Below is a brief description of local and foreign restaurants in Lebanon. You will also find a summary of Lebanese cuisine.

Local Restaurants

Being a hospitable people who also have an eye for business, the Lebanese are natural when it comes to preparing and serving food. The high standard of hospitality extends to service as well. “I’ve never seen a bad Lebanese waiter,” one visitor to Lebanon remarked. That same visitor might also have added that he’d never had a bad Lebanese meal, For quality and value, nothing beats this popular fare.

You can find Lebanese restaurants almost everywhere in the country, often tucked away in river valleys or outdoors in shaded glens. In summer mountain restaurants often operate under simple shelters of reed mats or arbors of fruit trees and grape vines.

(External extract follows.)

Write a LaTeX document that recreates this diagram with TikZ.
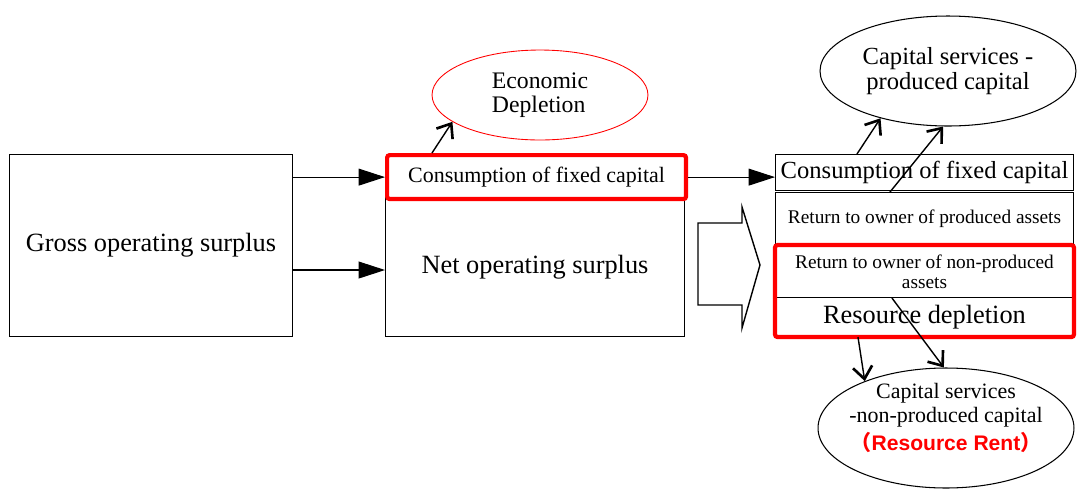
\documentclass[tikz,border=0pt]{standalone}
\usepackage{fontspec}
\setmainfont{Liberation Serif}
\setsansfont{Liberation Sans}
\newfontfamily\cjk{Noto Sans CJK SC}
\usetikzlibrary{shapes.geometric,arrows.meta,positioning,fit,calc}

\begin{document}
\begin{tikzpicture}[
    x=0.02cm, y=-0.02cm,
    box/.style={draw, line width=0.6pt, rectangle, inner sep=0pt, align=center, anchor=north west},
    redbox/.style={draw=red, line width=2.4pt, rounded corners=1.5pt, inner sep=0pt},
    oval/.style={draw, ellipse, line width=0.6pt, inner sep=0pt, align=center},
    flow/.style={-{Triangle[length=15pt,width=9.6pt]}, line width=0.6pt},
    barb/.style={-{Straight Barb[length=7pt,width=11pt,line width=1.5pt]}, line width=0.8pt},
]
\useasboundingbox (0,0) rectangle (1080,491);

% left and middle
\node[box, minimum width=5.66cm, minimum height=3.64cm, font=\fontsize{15}{18}\selectfont] (gos) at (9,154) {Gross operating surplus};
\node[box, minimum width=5.98cm, minimum height=2.78cm, font=\fontsize{15}{18}\selectfont] (net) at (385,197) {Net operating surplus};
\node[box, redbox, minimum width=5.98cm, minimum height=0.88cm, font=\fontsize{12.5}{15}\selectfont] (cfc1) at (385,153) {Consumption of fixed capital};
\node[oval, draw=red, line width=0.5pt, minimum width=4.32cm, minimum height=1.8cm, align=left, font=\fontsize{13.5}{13.5}\selectfont] (ecdep) at (540,95) {Economic\\Depletion};

% right column
\node[box, minimum width=5.96cm, minimum height=0.72cm, font=\fontsize{14}{17}\selectfont] (cfc2) at (775,154) {Consumption of fixed capital};
\node[box, minimum width=5.96cm, minimum height=1.06cm, font=\fontsize{11}{13}\selectfont] (rop) at (775,192) {Return to owner of produced assets};
\node[box, minimum width=5.96cm, minimum height=1.04cm, font=\fontsize{11}{11.3}\selectfont] (ronp) at (775,245) {Return to owner of non-produced\\assets};
\node[box, minimum width=5.96cm, minimum height=0.78cm, font=\fontsize{15}{18}\selectfont] (rdep) at (775,297) {Resource depletion};
\node[redbox, fit=(ronp)(rdep)] (nonprod) {};

\node[oval, minimum width=5.12cm, minimum height=2.2cm, font=\fontsize{14}{14.5}\selectfont] (cspc) at (948,71) {Capital services -\\produced capital};
\node[oval, minimum width=5.12cm, minimum height=2.4cm] (csnp) at (946,428) {};
\node[align=center, inner sep=0pt, font=\fontsize{12.5}{14}\selectfont] (csnptxt) at (946,418) {Capital services\\-non-produced capital\\[2pt]{\sffamily\bfseries\fontsize{12}{14}\selectfont\color{red}{\cjk （}Resource Rent{\cjk ）}}};

% big hollow arrow
\draw[line width=0.8pt] (698,223) -- (742,223) -- (742,207) -- (760,265) -- (742,328) -- (742,305) -- (698,305) -- cycle;

% connectors
\draw[flow] (gos.east |- cfc1.west) -- (cfc1.west);
\draw[flow] ([yshift=-0.06cm]gos.east |- net.west) -- ([yshift=-0.06cm]net.west);
\draw[flow] (cfc1.east) -- (cfc1.east -| cfc2.west);
\draw[barb] ([xshift=0.94cm]cfc1.north west) -- (ecdep.197);
\draw[barb] ([xshift=1.64cm]cfc2.north west) -- (cspc.215);
\draw[barb] ([xshift=2.3cm]rop.north west) -- (cspc.265);
\draw[barb] ([xshift=1.66cm]rdep.south west) -- (csnp.150);
\draw[barb] ([xshift=2.34cm]ronp.south west) -- (csnp.92);
\end{tikzpicture}
\end{document}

Tables are set beneath waterfalls, beside rushing rivers, or clustered around icy spring-fed pools.

Mezze & Main Dishes

The extravagant Lebanese mezze represents the high point of the country’s hospitality. The mezze can have 10 or 20 small dishes of appetizers but on grand occasions there may be as many as 50 or even 100. Mezze staples are hommos – a chickpea puree with lemon and sesame paste – and bahaganouj – a dip made of roasted eggplant, sesame paste, lemon and garlic. Raw or fried kibbe – fresh lamb pounded with ground wheat and seasoned with onion, fresh mint, salt and pepper – is also a favorite.

Lamb is very popular and is used in many traditional dishes. Lamb roasts are often stuffed with rice and nuts. There is kafta meshwiyye – minced lamb mixed with finely chopped onion and parsley and broiled on skewers over charcoal. Shawarma – slices of highly seasoned lamb cooked on a slowly revolving spit – is an old standby, while sheesh kabab, lamb cooked on a skewer, is perhaps the biggest favorite of all.

Foreign Restaurants

Sophisticated and well-traveled, the Lebanese are always ready to try foods from abroad. The story of foreign restaurants in the country reflects both international relations and the contacts and experiences of individual entrepreneurs.

That French cuisine was one of the first to enjoy popularity is not surprising, given France’s long historical association with this country. But by the 1960’s the flavors of Italian, Chinese, Japanese, Russian, Hungarian. German, Indian and American food were added. Today the list is nearly endless with newly popular Tex-Mex Thai, Greek cuisine and dozens of others vying for attention.